Kophenag – Galatasaray maçı ardından...
Futbolda
ruha inanmak önemlidir elbet.
Çünkü spor
bir ruh işidir. Futbol, takım oyunu olarak bu ruha en çok ihtiyaç duyan
alanlardan birisidir.
Bir grup
insana, kazanmanın önemine, anlatarak inandıramazsınız. Renkler, logolar, stadlar,
taraftarlar, bayraklar bu yüzden vardır.
Tıpkı
Fransız ihtilalinde, renklerinden güç bulup ayaklanan gençler gibi yani.
Yıllarca içinde bulundukları yaşam tarzına “dur” diyemeyen bir sürü insana
yeniden yol çizdikleri gibi.
Üstelik bu “ruh”
durumu, Türkiye gibi sosyolojik anlamda “duygusal” olarak algılanan toplumlarda
çok daha önemlidir. Tıpkı İspanya’da Katalan temsilcisi “Barcelona”; İtalya’da
ideoloji temsilcileri “Lazio” ve “Roma” ya da İskoçya’da yeşilin lideri “Celtic”
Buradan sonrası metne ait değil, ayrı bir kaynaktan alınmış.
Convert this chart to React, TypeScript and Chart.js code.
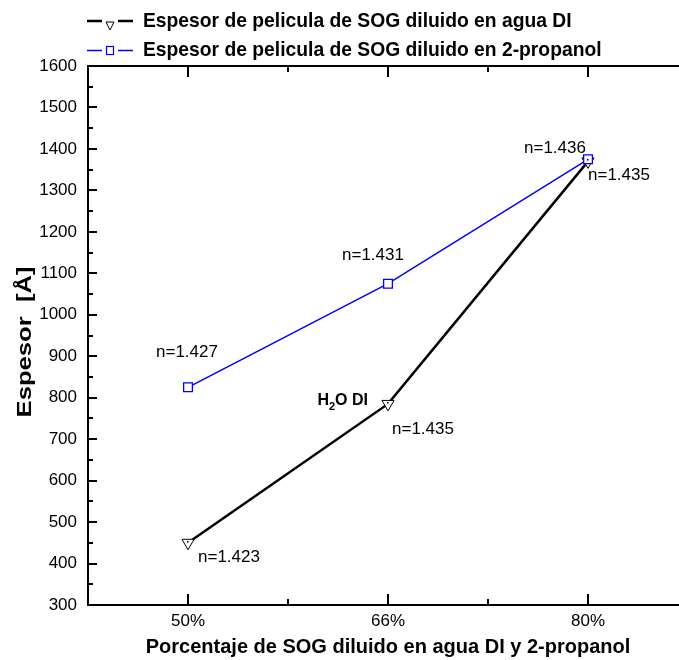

gibi. Yani sosyolojik anlamda merkezinde “duygu”, “sahiplenme”, “tarih” ya da “ideoloji”
olduğunda ülkeler “ruh” arayışına her şekilde giriyorlar.
Buna halk dilinde
bazen “inanmak” da diyoruz.
Yeşil sahada
taraftarın görmek istediği şey “ruha inanmak” değil midir?
Taraftarlık olgusunun
merkezinde yatan şey, sahiplenmek değil midir?
Bunları
sorgularken aslında gelmek istediğim nokta; hiç bir maçın “ruhsuz”
kazanılamayacağı üzerinedir. Siz kimi getirirseniz getirin, takımına soğuk,
duygusuz ve uzaksa hiç bir teknik direktör uçmanızı sağlayamaz. Nitekim Mancini
gibi önemli bir teknik adamın bile Galatasaray’ın kalite kokan kadrosuna “yürü”
diyememesinin sebebi de eksik olan bu tarafındandır.
Kophenag
maçında 6. Dakikada yenen golün ardından, Avrupa’da, süper lig 2012-13 dönemi
Mersin İdman Yurdu maçında yaşanan kötü olaylara rağmen, yenilen bir takımın
şahlanmasını tekerrür ettirememesinin nedenleri; teknik adamın ifadesizliği ve takım olarak “ruh”
arayışını nerede arayacağını bilemeyen 11 adamın kaybolmasıdır. 6. Dakika Galatasaray’ın
“kazanmak” için herşeyi yapabileceği döneminin çok uzağında olduğunu kanıtladı.
Önceki sene şampiyonlar liginde Real Madrid’e zor anlar yaşatan aynı adamların,
bir şeyi kaybettiklerini reddetmek imkansız.
İster profesyonel
değiller denilsin, ister Galatasaray’da bireysel olarak futbolcular suçlu
bulunsun ve hatta takımın doğru kurulamadığı bağırılsın; eninde sonunda eksik
olanın sosyolojik bir durum olduğunu kabul etmek zorunda kalacaktır herkes.
Sarı –
kırmızılılarda kayıp olan “ruh denen şey”, dahası için aranmak gerçeği görememektendir.